Task requirements: Look below for the line containing "Clone this chart in Plotly."; from there through the line containing "-0.105, 0.05, 0.39]", both lines included, please set down each line exactly and nothing else.

Recorded information:
+ + + + +
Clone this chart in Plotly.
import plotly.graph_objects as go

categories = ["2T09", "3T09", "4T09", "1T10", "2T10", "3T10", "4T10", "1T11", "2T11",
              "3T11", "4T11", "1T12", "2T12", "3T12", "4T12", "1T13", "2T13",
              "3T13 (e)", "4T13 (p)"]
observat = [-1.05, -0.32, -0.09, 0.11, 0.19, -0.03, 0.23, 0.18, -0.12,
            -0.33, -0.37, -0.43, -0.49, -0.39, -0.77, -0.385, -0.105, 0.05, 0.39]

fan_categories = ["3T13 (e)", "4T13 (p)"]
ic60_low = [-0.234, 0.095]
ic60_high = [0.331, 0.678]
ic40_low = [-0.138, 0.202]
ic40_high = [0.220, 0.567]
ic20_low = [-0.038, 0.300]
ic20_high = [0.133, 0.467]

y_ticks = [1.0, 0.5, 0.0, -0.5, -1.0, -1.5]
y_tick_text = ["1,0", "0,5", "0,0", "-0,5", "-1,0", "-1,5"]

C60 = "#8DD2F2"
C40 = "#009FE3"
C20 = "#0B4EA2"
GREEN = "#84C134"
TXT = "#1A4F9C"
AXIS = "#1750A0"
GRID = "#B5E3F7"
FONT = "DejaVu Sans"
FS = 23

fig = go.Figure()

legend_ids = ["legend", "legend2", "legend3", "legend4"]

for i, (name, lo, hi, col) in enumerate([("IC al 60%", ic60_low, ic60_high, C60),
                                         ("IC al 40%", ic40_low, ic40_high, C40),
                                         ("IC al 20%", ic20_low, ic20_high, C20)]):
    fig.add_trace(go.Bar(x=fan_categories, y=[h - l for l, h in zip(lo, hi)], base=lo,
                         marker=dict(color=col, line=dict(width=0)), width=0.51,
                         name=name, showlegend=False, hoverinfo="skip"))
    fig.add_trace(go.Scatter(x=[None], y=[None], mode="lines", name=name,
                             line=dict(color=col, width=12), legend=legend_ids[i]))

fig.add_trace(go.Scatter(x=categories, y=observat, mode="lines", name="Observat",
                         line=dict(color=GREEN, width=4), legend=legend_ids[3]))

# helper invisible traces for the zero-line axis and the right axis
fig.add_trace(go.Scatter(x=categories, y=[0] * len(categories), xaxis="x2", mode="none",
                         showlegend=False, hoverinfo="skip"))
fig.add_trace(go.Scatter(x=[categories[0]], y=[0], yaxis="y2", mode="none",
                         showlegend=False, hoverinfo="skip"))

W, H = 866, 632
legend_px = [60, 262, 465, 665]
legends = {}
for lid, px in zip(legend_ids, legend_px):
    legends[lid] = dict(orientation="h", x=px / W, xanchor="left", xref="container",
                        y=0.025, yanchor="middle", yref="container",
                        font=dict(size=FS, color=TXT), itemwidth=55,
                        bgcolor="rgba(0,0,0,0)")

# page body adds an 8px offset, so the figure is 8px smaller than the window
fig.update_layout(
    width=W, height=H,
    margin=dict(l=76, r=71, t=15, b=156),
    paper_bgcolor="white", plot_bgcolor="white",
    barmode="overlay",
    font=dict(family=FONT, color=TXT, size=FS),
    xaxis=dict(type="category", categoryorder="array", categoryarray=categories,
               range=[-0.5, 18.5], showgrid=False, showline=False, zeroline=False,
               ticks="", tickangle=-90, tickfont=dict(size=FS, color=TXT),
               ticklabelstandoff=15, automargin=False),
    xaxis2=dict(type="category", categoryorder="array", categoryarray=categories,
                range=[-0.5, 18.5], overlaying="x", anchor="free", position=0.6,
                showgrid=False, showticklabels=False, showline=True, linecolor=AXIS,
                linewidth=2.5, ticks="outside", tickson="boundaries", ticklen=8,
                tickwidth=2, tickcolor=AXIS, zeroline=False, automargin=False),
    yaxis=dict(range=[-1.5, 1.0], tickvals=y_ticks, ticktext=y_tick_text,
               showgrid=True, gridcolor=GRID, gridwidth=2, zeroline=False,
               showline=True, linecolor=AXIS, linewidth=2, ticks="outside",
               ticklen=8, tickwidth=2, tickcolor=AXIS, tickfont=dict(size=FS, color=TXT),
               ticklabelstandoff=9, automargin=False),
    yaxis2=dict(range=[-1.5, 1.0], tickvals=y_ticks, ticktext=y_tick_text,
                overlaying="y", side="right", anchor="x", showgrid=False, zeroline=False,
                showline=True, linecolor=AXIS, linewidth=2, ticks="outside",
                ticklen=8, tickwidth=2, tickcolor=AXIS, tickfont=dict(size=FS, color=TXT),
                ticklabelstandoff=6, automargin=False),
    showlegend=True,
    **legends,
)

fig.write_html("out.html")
+ + + + +
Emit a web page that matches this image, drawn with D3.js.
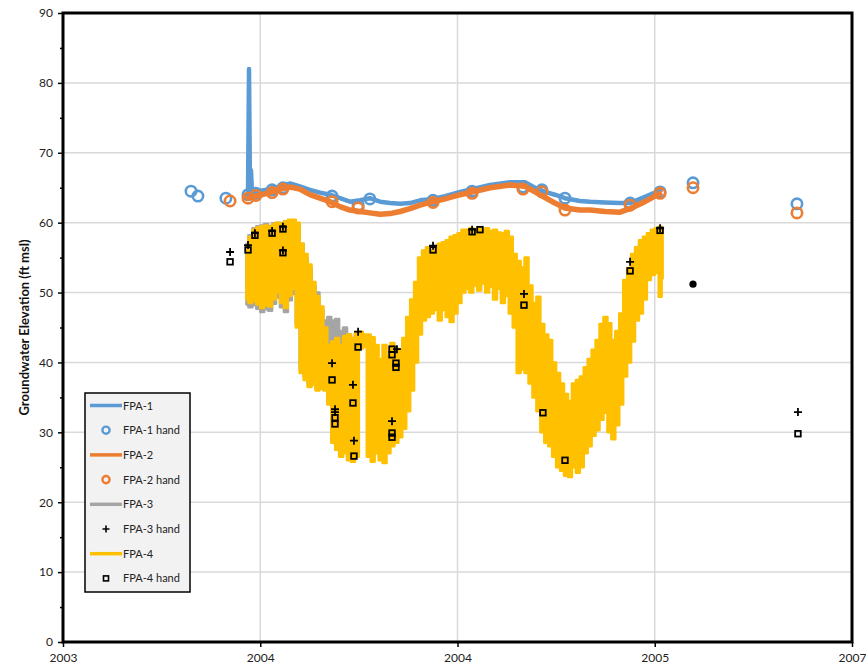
+ + + + +
The solution:
Clone this chart in Plotly.
import plotly.graph_objects as go

categories = ["2T09", "3T09", "4T09", "1T10", "2T10", "3T10", "4T10", "1T11", "2T11",
              "3T11", "4T11", "1T12", "2T12", "3T12", "4T12", "1T13", "2T13",
              "3T13 (e)", "4T13 (p)"]
observat = [-1.05, -0.32, -0.09, 0.11, 0.19, -0.03, 0.23, 0.18, -0.12,
            -0.33, -0.37, -0.43, -0.49, -0.39, -0.77, -0.385, -0.105, 0.05, 0.39]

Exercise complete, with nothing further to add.